从内核4.1版本起,引入了一个特殊的qdisc,叫做clsact,它为TC提供了一个可以加载BPF程序的入口,使TC和XDP一样,成为一个可以加载BPF程序的网络钩子。
TC vs XDP
这两个钩子都可以用于相同的应用场景,如DDoS缓解、隧道、处理链路层信息等。但是,由于XDP在任何套接字缓冲区(SKB)分配之前运行,所以它可以达到比TC上的程序更高的吞吐量值。然而,后者可以从通过 struct __sk_buff
提供的额外的解析数据中受益,并且可以执行 BPF 程序,对入站流量和出站流量都可以执行 BPF 程序,是 TX 链路上的能被操控的最一层。
对于在容器网络来说,是在容器网络接口对端 ,主机一端veth
上加入TC BPF。 对于这个BPF, RX是 from-container
数据, TX是 to-container
数据。在TX端对发送容器数据进行过滤,RX端是容器发送出数据进行过滤。同样XDP BPF也是配置在容器对端接口,XDP只能对容器发送外网,其他容器数据进行监控。
TC内核代码结构
TC接受单个输入参数,类型为struct __sk_buff
。这个结构是一种UAPI(user space API of the kernel),允许访问内核中socket buffer内部数据结构中的某些字段。它具有与 struct xdp_md
相同意义两个指针,data
和data_end
,同时还有更多信息可以获取,这是因为在TC层面上,内核已经解析了数据包以提取与协议相关的元数据,因此传递给BPF程序的上下文信息更加丰富。结构 __sk_buff
的整个声明如下所说,可以在 include/uapi/linux/bpf.h 文件中看到,下面是结构体的定义,比XDP的要多出很多信息,这就是为什么说TC层的吞吐量要比XDP小了,因为实例化一堆信息需要很大的cost。
* user accessible mirror of in-kernel sk_buff.
* new fields can only be added to the end of this structure
*/
struct __sk_buff {
__u32 len;
__u32 pkt_type;
__u32 mark;
__u32 queue_mapping;
__u32 protocol;
__u32 vlan_present;
__u32 vlan_tci;
__u32 vlan_proto;
__u32 priority;
__u32 ingress_ifindex;
__u32 ifindex;
__u32 tc_index;
__u32 cb[5];
__u32 hash;
__u32 tc_classid;
__u32 data;
__u32 data_end;
__u32 napi_id;
/* Accessed by BPF_PROG_TYPE_sk_skb types from here to ... */
__u32 family;
__u32 remote_ip4; /* Stored in network byte order */
__u32 local_ip4; /* Stored in network byte order */
__u32 remote_ip6[4]; /* Stored in network byte order */
__u32 local_ip6[4]; /* Stored in network byte order */
__u32 remote_port; /* Stored in network byte order */
__u32 local_port; /* stored in host byte order */
/* ... here. */
__u32 data_meta;
__bpf_md_ptr(struct bpf_flow_keys *, flow_keys);
__u64 tstamp;
__u32 wire_len;
__u32 gso_segs;
__bpf_md_ptr(struct bpf_sock *, sk);
};
TC输出参数
和XDP一样,TC的输出代表了数据包如何被处置的一种动作。

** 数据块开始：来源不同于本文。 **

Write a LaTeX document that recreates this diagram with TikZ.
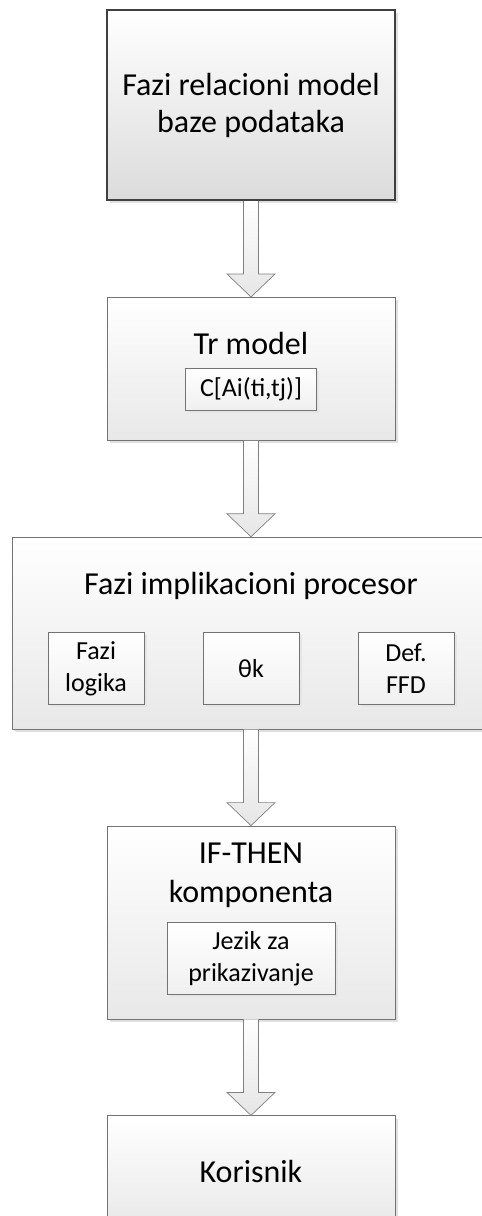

它的定义在include/uapi/linux/pkt_cls.h找到。最新的内核版本里定义了9种动作,其本质是int类型的值,以下是5种常用动作:
0 | TC_ACT_OK | 允许网络包传送到TC queue |
---|---|---|
2 | TC_ACT_SHOT | 丢弃网络包 |
-1 | TC_ACT_USPEC | Use standard TC action |
3 | TC_ACT_PIPE | Perform the next action, if it exists |
1 | TC_ACT_RECLASSIFY | Restarts the classification from begining |
设计你的第一个TC程序
为了更贴近系列文章的初心——了解并学习容器网络Cilium的工作原理,我们这次拿容器实例作为流控目标。在实验环境上通过docker run
运行一个Nginx服务:
$ docker run -d -p 80:80 --name=nginx-xdp nginx:alpine
下面获取容器接口
$ ip a | grep veth
...
9: vethf87805f@if8: <BROADCAST,MULTICAST,UP,LOWER_UP> mtu 1500 qdisc noqueue master docker0 state UP group default qlen 1000
TC 对发送到容器数据包过滤
设计一个TC BPF 程序对发送到容器包进行过滤,首先过滤条件如下
- 允许docker容器内部网段对这个容器进行访问
- 禁止外部主机访问对这个容器tcp进行访问
外网络访问容器时候,都是docker0 网桥转发到容器对端 veth
接口上,由于通过网桥做路由器所有在BPF上src
地址就是docker0网桥地址,只要是网桥地址发送过来的。 如图:
tc-ban-outside-network-vist-container-debug.c
#include <stdbool.h>
#include <linux/bpf.h>
#include <linux/if_ether.h>
#include <linux/ip.h>
#include <linux/in.h>
#include <linux/pkt_cls.h>
#include <stdio.h>
#include "bpf_endian.h"
#include "bpf_helpers.h"
typedef unsigned int u32;
#define bpfprint(fmt, ...) \
({ \
char ____fmt[] = fmt; \
bpf_trace_printk(____fmt, sizeof(____fmt), \
##__VA_ARGS__); \
})
/*
check whether the packet is of TCP protocol
*/
static __inline bool ban_network_outside_to_visit(void *data_begin, void *data_end){
bpfprint("Entering ban_network_outside_to_visit \n");
struct ethhdr *eth = data_begin;
// Check packet's size
// the pointer arithmetic is based on the size of data type, current_address plus int(1) means:
// new_address= current_address + size_of(data type)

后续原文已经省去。